Wie den nächsten Tag überleben?
Alfred Pfoser in FALTER 12/2025 vom 21.03.2025 (S. 32)
Die dunklen Jahre“ heißt das Buch, das der in Wien lebende Zeithistoriker Kurt Bauer 2017 publizierte. Er legte damit eine umfassende, sehr gut lesbare Darstellung von Politik und Alltag im nationalsozialistischen Österreich von 1938 bis 1945 vor, die den Stand der Forschung einarbeitete und zugleich als Resultat seiner eigenen langjährigen Beschäftigung mit dem Thema punkten konnte.
Sein neues Buch „Niemandsland zwischen Krieg und Frieden“ über das Österreich im Jahr 1945 schließt daran an. Diesmal gibt es ausschließlich Alltagsgeschichten mit Zeitzeugen, die zum Teil schon in der früheren Publikation kurz vorgestellt wie zitiert wurden und nun mit ihren Schicksalen entlang einer chronologischen Ordnung wieder vorkommen.
Der Kreis der Auskunftspersonen erweitert sich auf insgesamt 26 Frauen und Männer, Junge und Alte, Soldaten und KZ-Häftlinge, Nazis und Oppositionelle, die (in den Worten des Autors) von ihren Erfahrungen und Stimmungen in jenem Jahr der Extreme erzählen. Da und dort wird ein Zitat aus Tagebüchern, Autobiografien und Briefwechseln eingeflochten.
Prominente finden sich nur wenige ein. Ausnahmen: Ingeborg Bachmann und der Schriftsteller Georg Stefan Troller; vielleicht auch noch Marko Feingold, der mit 106 Jahren der zuletzt älteste Holocaust-Überlebende Österreichs war, und der 2015 verstorbene ÖVP-Politiker Karl Pisa. Aber wer kennt noch den Finanzminister der Jahre 1949 bis 1952 Eugen Margarétha? Bauer widmet vor allem den No-Names eine Bühne für ihre Flucht- und Leidensgeschichten.
Nach seiner Darstellung haben nur wenige das Jahr 1945 als eines der Befreiung erlebt: die Überlebenden der Konzentrationslager natürlich und auch die in Wien als Krankenschwester arbeitende Mignon Langnas, die wie ein Wunder trotz ihrer jüdischen Herkunft überlebte. Eindrucksvoll das Schicksal des italienischen Malers Aldo Carpi, dem sein Porträtzeichnen half, die Todesmühlen von Mauthausen und Gusen zu überstehen. Der in Wien geborene, 1938 nach Palästina ausgewanderte Jack Hamesh kam in der Uniform eines britischen Offiziers nach Österreich zurück.
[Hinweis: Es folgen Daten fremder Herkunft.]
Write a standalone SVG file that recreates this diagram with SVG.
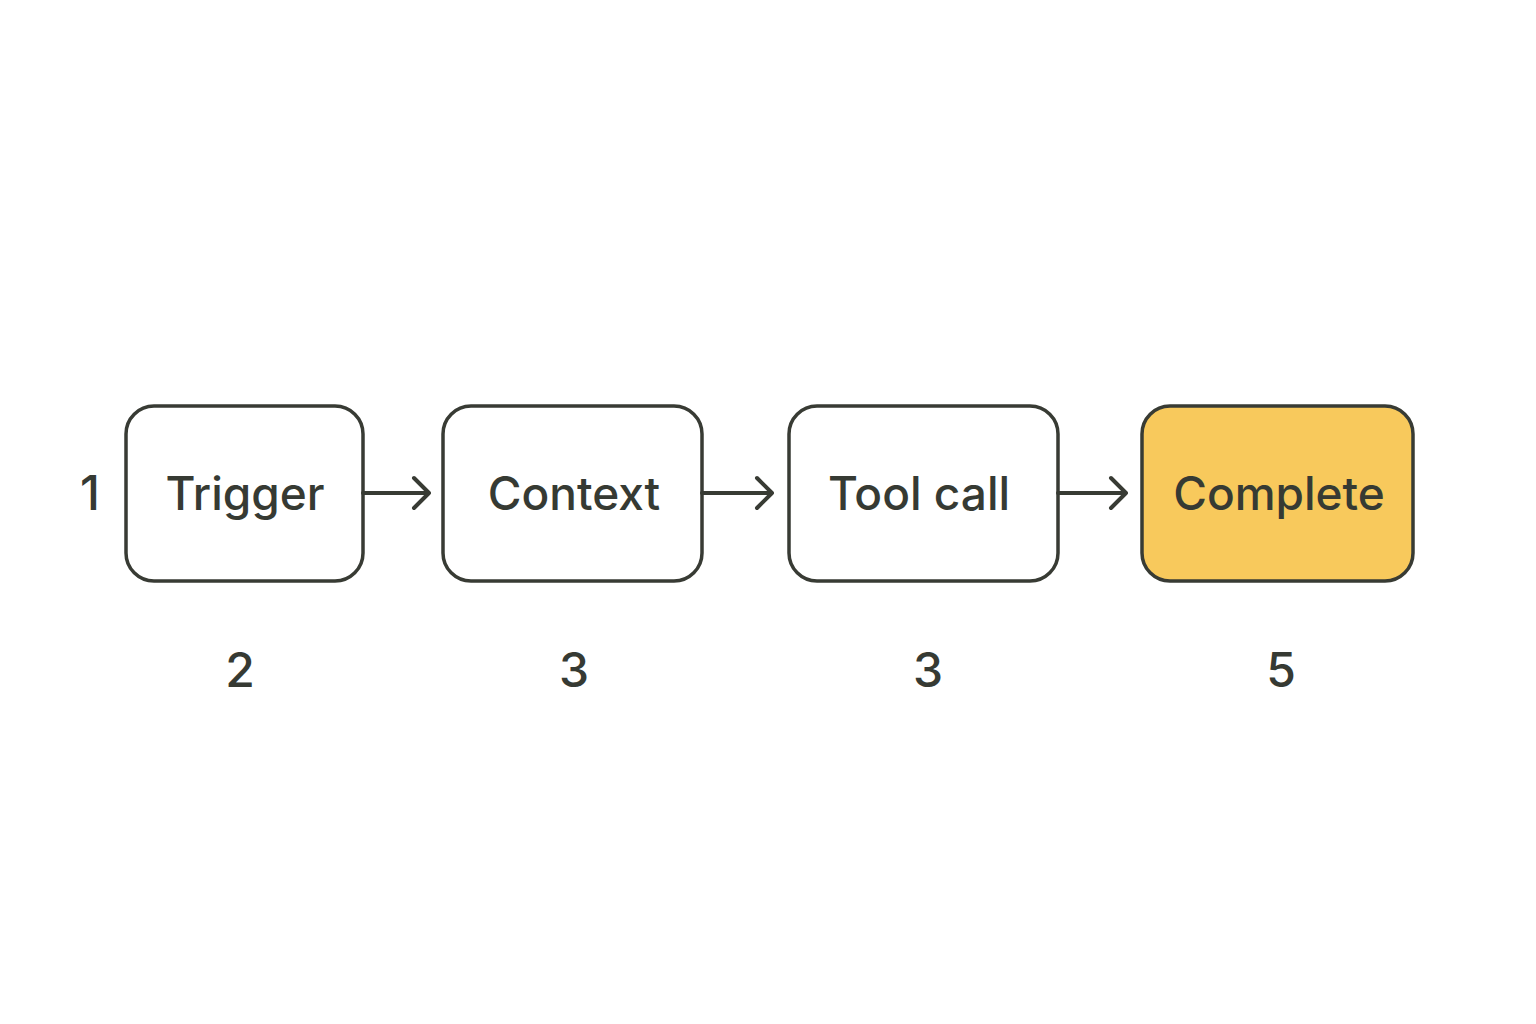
<svg xmlns="http://www.w3.org/2000/svg" width="1536" height="1024" viewBox="0 0 1536 1024">
<style>
.box{fill:#ffffff;stroke:#383b34;stroke-width:3.5}
.hl{fill:#f8c95c}
.lbl{font-family:Inter,"Liberation Sans",sans-serif;font-size:46px;font-weight:500;fill:#363a33;text-anchor:middle;dominant-baseline:central}
.num{font-family:Inter,"Liberation Sans",sans-serif;font-size:48px;font-weight:500;fill:#363a33;text-anchor:middle}
.edge{stroke:#383b34;stroke-width:4;fill:none;stroke-linecap:round;stroke-linejoin:round}
</style>
<rect width="1536" height="1024" fill="#ffffff"/>
<text class="num" x="90" y="510">1</text>
<g id="trigger"><rect class="box" x="126" y="406" width="237" height="175" rx="28"/><text class="lbl" x="245" y="493">Trigger</text></g>
<g id="context"><rect class="box" x="443" y="406" width="259" height="175" rx="28"/><text class="lbl" x="574" y="493">Context</text></g>
<g id="toolcall"><rect class="box" x="789" y="406" width="269" height="175" rx="28"/><text class="lbl" x="919" y="493">Tool call</text></g>
<g id="complete"><rect class="box hl" x="1142" y="406" width="271" height="175" rx="28"/><text class="lbl" x="1279" y="493">Complete</text></g>
<g id="connectors">
<path class="edge" d="M363 493H429M414 478L429 493L414 508"/>
<path class="edge" d="M702 493H772M757 478L772 493L757 508"/>
<path class="edge" d="M1058 493H1126M1111 478L1126 493L1111 508"/>
</g>
<text class="num" x="240" y="687">2</text>
<text class="num" x="574" y="687">3</text>
<text class="num" x="928" y="687">3</text>
<text class="num" x="1281" y="687">5</text>
</svg>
Für die Mehrheit von Kurt Bauers Zeitzeugen aber war 1945 ein Jahr des Schreckens: entsetzlich lange sich hinziehende Wochen des Mordens, der Vertreibung und Bedrohung, des Hungers und der Plünderungen, der Kriegsgefangenschaft, des Schwarzhandels, der Hamstertouren, der Vergewaltigungen und der ständigen Angst vor dem nächsten Tag. Als der Krieg mit aller Brutalität auch in Österreich wütete, galt nur mehr eines: „Rette sich, wer kann.“ Der Zufall regierte und entschied, ob man überlebte oder umkam. Im Frühjahr trieb die Furcht vor den Russen viele aus Wien und Umgebung nach Westösterreich, auf den Straßen herrschte Chaos pur mit Kolonnen von Flüchtenden.
Für die Österreicher gab es nach den so großartig scheinenden Zukunftsversprechungen der Nazis 1945 ein böses Erwachen. Noch zu Ostern dieses Jahres hofften manche auf eine „Wunderwaffe“, obwohl die sowjetische Armee schon nach Österreich vorgestoßen war. Die 18-jährige Bauerntochter Maria Archer aus Kärnten, die im Herbst 1945 die Lehrerausbildung beginnen sollte, trauerte im Sommer ihrer Zeit als Führerin des Jungmädelbundes nach und beschwerte sich: „Nun beginnt die Hetzjagd gegen den Nationalsozialismus.“
Kein Zweifel: Kurt Bauers „Niemandsland zwischen Krieg und Frieden“ zeichnet mit Hilfe seiner Figuren ein lebendiges Zeitbild, aber dieses hat auch seine Tücken. Die Verfasser von Tagebüchern und Briefen sind in ihren Schicksalen gefangen, oft geht ihnen die Fähigkeit ab, jenseits des eigenen Schicksals die historischen Hintergründe und Einordnungen mitzudenken. So fehlt im „Niemandsland“ in vielerlei Hinsicht der Kontext, deshalb empfiehlt es sich, auch die „Dunklen Jahre“ mitzulesen.